A joke about UDP#
Sat Jan 17 08:30:09 2026
I'll tell you a joke about UDP, but you might not get it.
We have a new name. "Thing I can plug into my motorbike ECU to log the data (rpm, speed, throttle position, temperatures etc etc) it produces" is Leonard-of-Quirm-level naming. I'd provisionally been calling it "eculogical" which I didn't like, and now it's called "eculocate" which I ... can tolerate.
And I've got it to the point where it (kind of) works - but, now I've decided I need to semi-fundamentally break it again. I'll get to that.
On the server side we have a UDP socket that listens for subscription message
containing [(interval, table-number, start, end), ...] (actually
binary encoded) and then sends back the requested table data once
every interval milliseconds for the next minute. Then it stops,
because this is UDP and we can't reliably tell when the peer has gone
away, so the peer should send another subscription message in the
meantime if it wants to carry on receiving.
For now we're just offering the raw tables, because I'm going to need much more example data to figure out the structure. Eventually we'll do some processing on device so that clients can query "RPM" or "TPS" without having to know their table/offset - as that varies between bike models.
Notes:
- the embassy-net IP stack (actually smoltcp) requires you to statically declare how many sockets you're going to use which is fine once you know you have to.

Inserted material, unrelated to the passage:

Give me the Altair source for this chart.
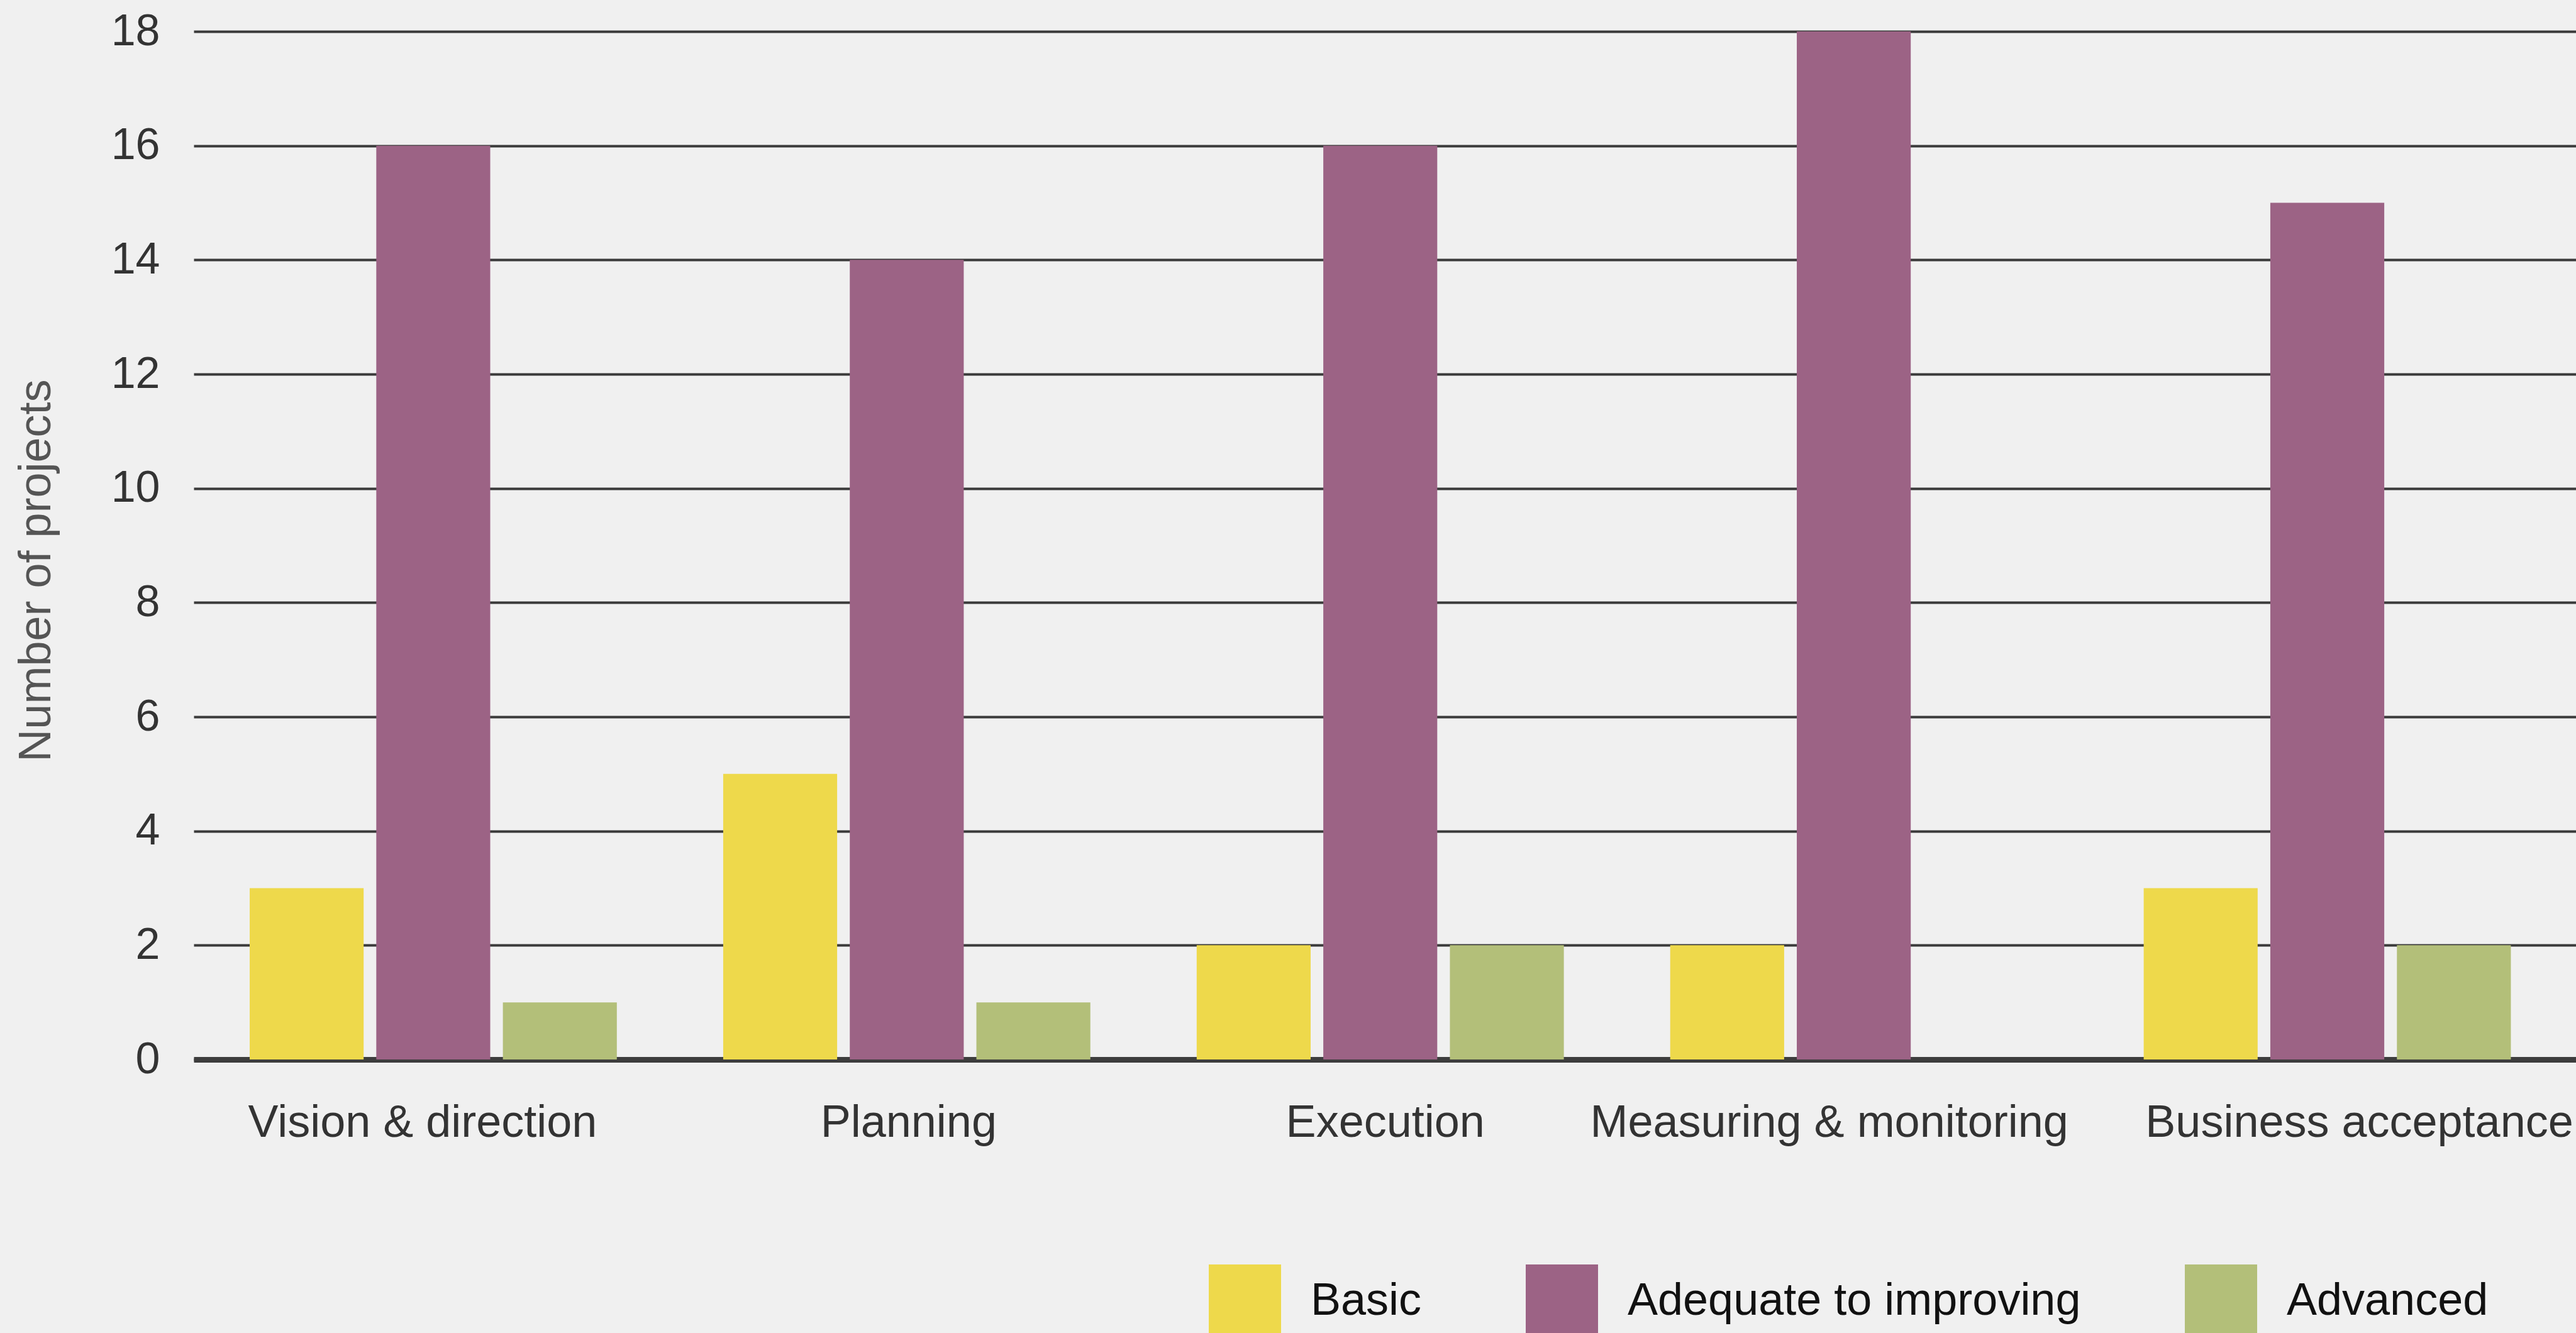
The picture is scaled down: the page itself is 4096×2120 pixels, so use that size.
import altair as alt
import pandas as pd

categories = ["Vision & direction", "Planning", "Execution", "Measuring & monitoring", "Business acceptance"]
levels = ["Basic", "Adequate to improving", "Advanced"]
basic = [3, 5, 2, 2, 3]
adequate = [16, 14, 16, 18, 15]
advanced = [1, 1, 2, 0, 2]
colors = ["#EED94B", "#9C6385", "#B3BF79"]
y_ticks = [0, 2, 4, 6, 8, 10, 12, 14, 16, 18]

# per-label horizontal nudge of the category labels (pixels), as in the original layout
label_nudge = [-17, 3, 8, -39, 51]

rows = []
for i, c in enumerate(categories):
    for lvl, vals in zip(levels, [basic, adequate, advanced]):
        rows.append({"Area": c, "Level": lvl, "Count": vals[i]})
df = pd.DataFrame(rows)

nudge_expr = " : ".join(f"datum.value === '{c}' ? {n}" for c, n in zip(categories, label_nudge)) + " : 0"

FONT = "Liberation Sans, Arial, sans-serif"

chart = alt.Chart(df).mark_bar().encode(
    x=alt.X("Area:N", sort=categories,
            scale=alt.Scale(paddingInner=0, paddingOuter=0.0156, align=0.19),
            axis=alt.Axis(title=None, labelAngle=0, ticks=False,
                          domainWidth=9, domainColor="#3d3d3d",
                          labelFontSize=72, labelPadding=65, labelColor="#333333",
                          labelFont=FONT, labelLimit=1000,
                          labelOffset=alt.ExprRef(nudge_expr))),
    xOffset=alt.XOffset("Level:N", sort=levels,
                        scale=alt.Scale(paddingInner=0.1, paddingOuter=0.42)),
    y=alt.Y("Count:Q", scale=alt.Scale(domain=[0, 18]),
            axis=alt.Axis(values=y_ticks, title="Number of projects",
                          grid=True, gridColor="#3a3a3a", gridWidth=4,
                          domain=False, ticks=False, labelPadding=54,
                          labelFontSize=70, labelColor="#333333", labelFont=FONT,
                          titleFontSize=72, titleFontWeight="normal",
                          titleColor="#555555", titleFont=FONT,
                          titleX=-251, titleY=857, titleAlign="center",
                          titleBaseline="middle", titleAngle=270)),
    color=alt.Color("Level:N", sort=levels,
                    scale=alt.Scale(domain=levels, range=colors),
                    legend=alt.Legend(title=None, orient="none", legendX=1614, legendY=1961,
                                      direction="horizontal", symbolType="square",
                                      symbolSize=13225, symbolStrokeWidth=0,
                                      labelFontSize=72, labelFont=FONT, labelColor="#111111",
                                      labelOffset=47, columnPadding=165, labelLimit=1000)),
).properties(
    width=3788, height=1635,
    autosize=alt.AutoSizeParams(type="none"),
    padding={"left": 308, "top": 50, "right": 0, "bottom": 435},
    background="#f0f0f0",
).configure_view(stroke=None)

chart.save("out.html", embed_options={"renderer": "svg", "actions": False})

And we have an Android client. Well, it's Android insofar as it runs on my phone, but I don't think it'd qualify for Android Market or the Play Store or whatever it's called now. I sidestepped the whole android app development slog, by installing Termux and Termux:GUI on my phone and writing the client side as a Python script. I don't even like Python and I still found this preferable to the Android Studio build/run process: I simply sshed into my phone and used tramp to edit the script. I believe that Termux:GUI doesn't support the full range of Android widgets but it has buttons and labels and text boxes and LinearLayouts which is enough for me. Adding dns-sd (zeronconf) support was the work of about 20 minutes, which was nice.
Having achieved that milestone I made a list of what's left before I
can plug it into my motorbike and take it for a ride (cable, power
supply, some form of protective casing) and realised that once I
detach it from its USB umbilical I will no longer be able to release
new versions simply by invoking cargo run. So, it needs a mechanism
for OTA updates, and this should probably come with some kind of
auth[nz] so that not just any Tom, Dick or Harry on the same wifi
network could flash random crap onto it. Then I considered that if
we're not trusting the wifi, the actual UDP service (which is
currently read-only but maybe some day might include a means of
writing to (and therefore probably bricking) the ecu) is also
sensitive.
Here's the plan:
- we'll make an EdDSA key pair at build time and embed the public key in the binary
- build tooling will sign the release artefact with the key
- a TCP socket will listen for OTA update requests and verify the signature before writing to the flash
- the TCP socket will also listen for session key registrations (signed in the same way) and remember them for x hours (or until the ignition is turned off and we lose power)
- the UDP listener will reject subscription requests unless they come with a valid session key
Additionally, we need to change the dns-sd stuff to advertise a TCP service, the client to register a session key when it starts, the subscription message format to include the session key, and the UDP listener to check it. Which is what I meant when I said "semi-fundamentally break it".
If this were commercial/proprietary software then we'd have separate keys for the firmware signing and for the client. That seems less of an issue when it's most likely the same person building the software as is using the client, but it might be worth doing anyway.
Current status: bodged together a TCP listener, haven't touched on crypto yet, and so far it only pretends to do the OTA update.